For Savers and Retirees: Rising yields finally offer decent returns on safe assets like money market funds, CDs, and of course, Treasuries themselves. This is the silver lining. You can now earn a "real" return without taking stock market risk.
Putting It All Together: Case Scenarios and Actionable Insights
Let's walk through two hypothetical but realistic scenarios.
Scenario A: The Inflation Scare. The CPI report comes in hot, much higher than expected. The 10-year breakeven inflation rate jumps. The 10-year nominal yield spikes from 4.0% to 4.5% in a week.
- What's happening: The market is repricing long-term inflation risk.
- Likely consequences: Mortgage rates rise immediately. Tech stocks sell off. The Fed sounds more hawkish.
- What to consider: If you're floating a mortgage rate, lock it in. Review your stock portfolio's interest rate sensitivity. Consider adding short-term TIPS or I-Bonds to hedge inflation.
Scenario B: The Flight to Safety. A major European bank shows signs of stress, triggering fears of a financial crisis. Global investors panic.
- What's happening: Money pours into U.S. Treasuries as the ultimate safe asset.
- Likely consequences: The 10-year yield plummets (prices soar). The yield curve might steepen as short-term rates stay anchored. The U.S. dollar surges.
- What to consider: This is not a healthy economic signal.

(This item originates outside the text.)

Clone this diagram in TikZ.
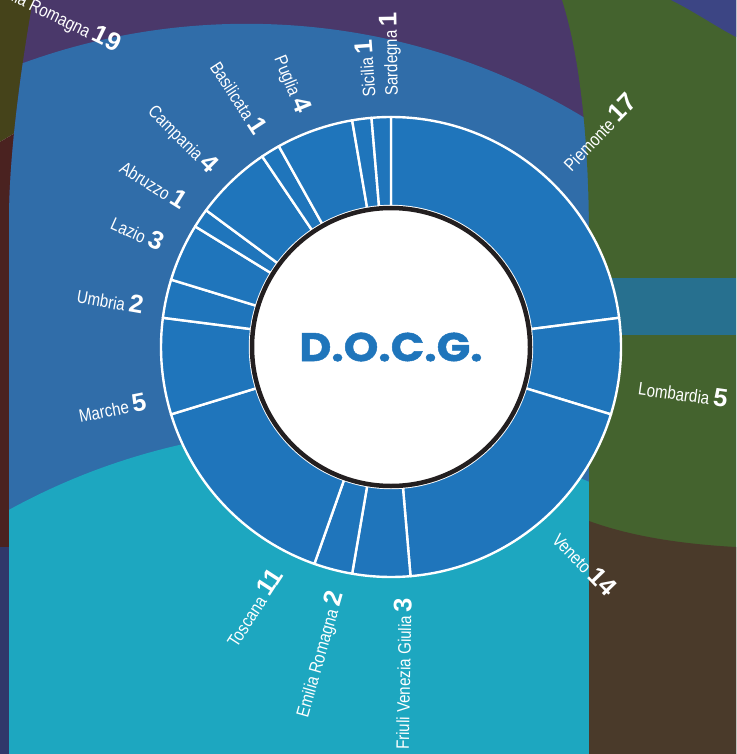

Defensive stocks (utilities, consumer staples) may hold up better. It might be a chance to refinance debt at lower rates if it persists, but the cause is ominous.
Your Burning Questions Answered
The 10-year Treasury yield isn't just a number for economists. It's a practical tool. It won't give you all the answers, but learning its language helps you understand the financial weather system you're navigating. You stop being a passive observer of financial news and start connecting the dots between Washington policy, global fear, and the price you pay for a home or the returns in your 401(k). Start by watching it for a week. See how it reacts to news. That's the first step to making it work for you, not against you.